Set down the data below from its first line to the line holding "const binWidth = 0.995;", inclusive; omit all pictures.

━━━━━━

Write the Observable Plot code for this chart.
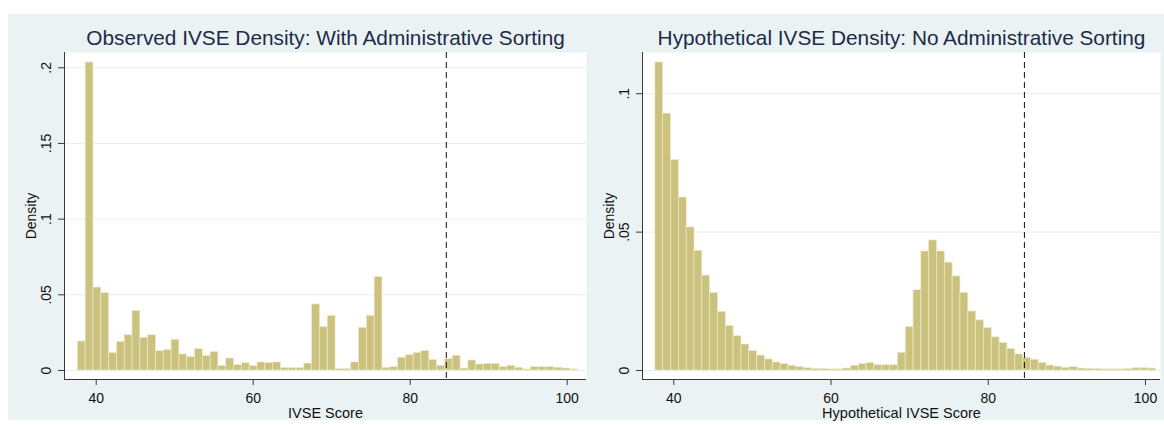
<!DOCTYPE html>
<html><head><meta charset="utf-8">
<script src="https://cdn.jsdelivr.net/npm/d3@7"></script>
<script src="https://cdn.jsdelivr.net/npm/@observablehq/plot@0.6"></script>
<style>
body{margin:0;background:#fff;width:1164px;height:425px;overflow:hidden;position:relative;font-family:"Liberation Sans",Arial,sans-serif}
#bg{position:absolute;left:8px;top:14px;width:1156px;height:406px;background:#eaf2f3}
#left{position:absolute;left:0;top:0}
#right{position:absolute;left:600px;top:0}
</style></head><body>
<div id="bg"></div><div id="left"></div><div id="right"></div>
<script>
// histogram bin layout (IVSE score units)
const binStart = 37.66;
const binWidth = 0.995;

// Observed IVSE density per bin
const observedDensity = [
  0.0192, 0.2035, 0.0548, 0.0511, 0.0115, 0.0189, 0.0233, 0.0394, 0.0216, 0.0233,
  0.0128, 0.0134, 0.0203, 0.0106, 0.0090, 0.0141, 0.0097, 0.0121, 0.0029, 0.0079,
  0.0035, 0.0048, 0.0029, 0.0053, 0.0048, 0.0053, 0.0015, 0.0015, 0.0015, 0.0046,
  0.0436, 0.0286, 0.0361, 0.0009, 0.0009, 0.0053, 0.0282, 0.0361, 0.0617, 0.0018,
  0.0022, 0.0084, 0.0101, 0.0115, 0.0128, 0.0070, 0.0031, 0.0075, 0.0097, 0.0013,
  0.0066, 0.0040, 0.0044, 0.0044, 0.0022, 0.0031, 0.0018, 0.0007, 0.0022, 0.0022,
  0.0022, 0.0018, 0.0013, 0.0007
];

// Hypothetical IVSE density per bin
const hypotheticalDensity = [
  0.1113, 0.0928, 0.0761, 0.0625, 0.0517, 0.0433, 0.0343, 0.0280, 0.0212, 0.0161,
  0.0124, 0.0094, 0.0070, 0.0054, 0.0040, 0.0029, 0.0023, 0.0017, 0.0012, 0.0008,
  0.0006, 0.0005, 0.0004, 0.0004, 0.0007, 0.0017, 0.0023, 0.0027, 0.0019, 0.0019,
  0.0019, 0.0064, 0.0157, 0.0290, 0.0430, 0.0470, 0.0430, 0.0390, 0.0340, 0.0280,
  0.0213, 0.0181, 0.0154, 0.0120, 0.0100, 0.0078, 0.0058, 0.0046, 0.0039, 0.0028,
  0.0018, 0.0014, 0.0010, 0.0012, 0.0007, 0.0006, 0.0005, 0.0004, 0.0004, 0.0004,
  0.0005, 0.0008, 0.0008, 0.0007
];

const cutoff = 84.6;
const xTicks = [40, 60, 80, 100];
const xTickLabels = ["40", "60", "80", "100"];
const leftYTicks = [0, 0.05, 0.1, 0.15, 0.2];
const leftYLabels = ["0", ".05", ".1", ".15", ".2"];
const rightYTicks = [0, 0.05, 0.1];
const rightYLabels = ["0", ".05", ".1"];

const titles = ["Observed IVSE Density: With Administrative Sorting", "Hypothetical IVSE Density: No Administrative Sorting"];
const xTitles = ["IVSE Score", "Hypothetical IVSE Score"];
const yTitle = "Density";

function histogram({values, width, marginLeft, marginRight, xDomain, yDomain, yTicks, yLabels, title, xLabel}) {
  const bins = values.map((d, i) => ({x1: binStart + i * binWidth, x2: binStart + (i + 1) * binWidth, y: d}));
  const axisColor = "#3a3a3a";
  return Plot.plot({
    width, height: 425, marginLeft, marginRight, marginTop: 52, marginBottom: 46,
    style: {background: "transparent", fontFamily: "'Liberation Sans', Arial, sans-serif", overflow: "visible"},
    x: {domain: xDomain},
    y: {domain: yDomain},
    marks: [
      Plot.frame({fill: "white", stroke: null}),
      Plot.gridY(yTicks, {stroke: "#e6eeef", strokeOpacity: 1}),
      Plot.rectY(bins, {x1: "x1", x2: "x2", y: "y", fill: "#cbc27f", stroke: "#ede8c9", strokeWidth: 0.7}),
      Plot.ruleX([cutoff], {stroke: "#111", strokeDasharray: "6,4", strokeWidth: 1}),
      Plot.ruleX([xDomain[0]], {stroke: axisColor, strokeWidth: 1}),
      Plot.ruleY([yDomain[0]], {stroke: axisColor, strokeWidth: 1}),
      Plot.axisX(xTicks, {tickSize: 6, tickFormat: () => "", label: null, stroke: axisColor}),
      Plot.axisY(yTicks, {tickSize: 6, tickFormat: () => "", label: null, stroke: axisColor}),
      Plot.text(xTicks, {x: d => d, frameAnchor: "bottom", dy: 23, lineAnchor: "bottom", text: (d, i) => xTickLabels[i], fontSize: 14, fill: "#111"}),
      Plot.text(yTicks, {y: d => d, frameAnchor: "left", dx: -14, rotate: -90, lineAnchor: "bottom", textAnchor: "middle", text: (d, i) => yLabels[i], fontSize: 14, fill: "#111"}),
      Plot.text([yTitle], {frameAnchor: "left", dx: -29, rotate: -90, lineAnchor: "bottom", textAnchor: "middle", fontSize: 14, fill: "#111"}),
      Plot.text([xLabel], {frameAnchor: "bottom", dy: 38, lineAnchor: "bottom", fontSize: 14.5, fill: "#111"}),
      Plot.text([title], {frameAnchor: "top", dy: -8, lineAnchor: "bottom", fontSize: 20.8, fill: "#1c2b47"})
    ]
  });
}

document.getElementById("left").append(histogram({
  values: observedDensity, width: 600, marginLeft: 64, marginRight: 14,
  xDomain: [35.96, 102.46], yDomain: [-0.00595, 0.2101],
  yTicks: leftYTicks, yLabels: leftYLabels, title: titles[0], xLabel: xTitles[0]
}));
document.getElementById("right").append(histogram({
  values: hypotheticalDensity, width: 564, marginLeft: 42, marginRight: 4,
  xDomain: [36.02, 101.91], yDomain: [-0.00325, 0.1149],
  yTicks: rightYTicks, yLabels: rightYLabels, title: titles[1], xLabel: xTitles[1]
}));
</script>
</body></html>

━━━━━━

Reply:
Write the Observable Plot code for this chart.
<!DOCTYPE html>
<html><head><meta charset="utf-8">
<script src="https://cdn.jsdelivr.net/npm/d3@7"></script>
<script src="https://cdn.jsdelivr.net/npm/@observablehq/plot@0.6"></script>
<style>
body{margin:0;background:#fff;width:1164px;height:425px;overflow:hidden;position:relative;font-family:"Liberation Sans",Arial,sans-serif}
#bg{position:absolute;left:8px;top:14px;width:1156px;height:406px;background:#eaf2f3}
#left{position:absolute;left:0;top:0}
#right{position:absolute;left:600px;top:0}
</style></head><body>
<div id="bg"></div><div id="left"></div><div id="right"></div>
<script>
// histogram bin layout (IVSE score units)
const binStart = 37.66;
const binWidth = 0.995;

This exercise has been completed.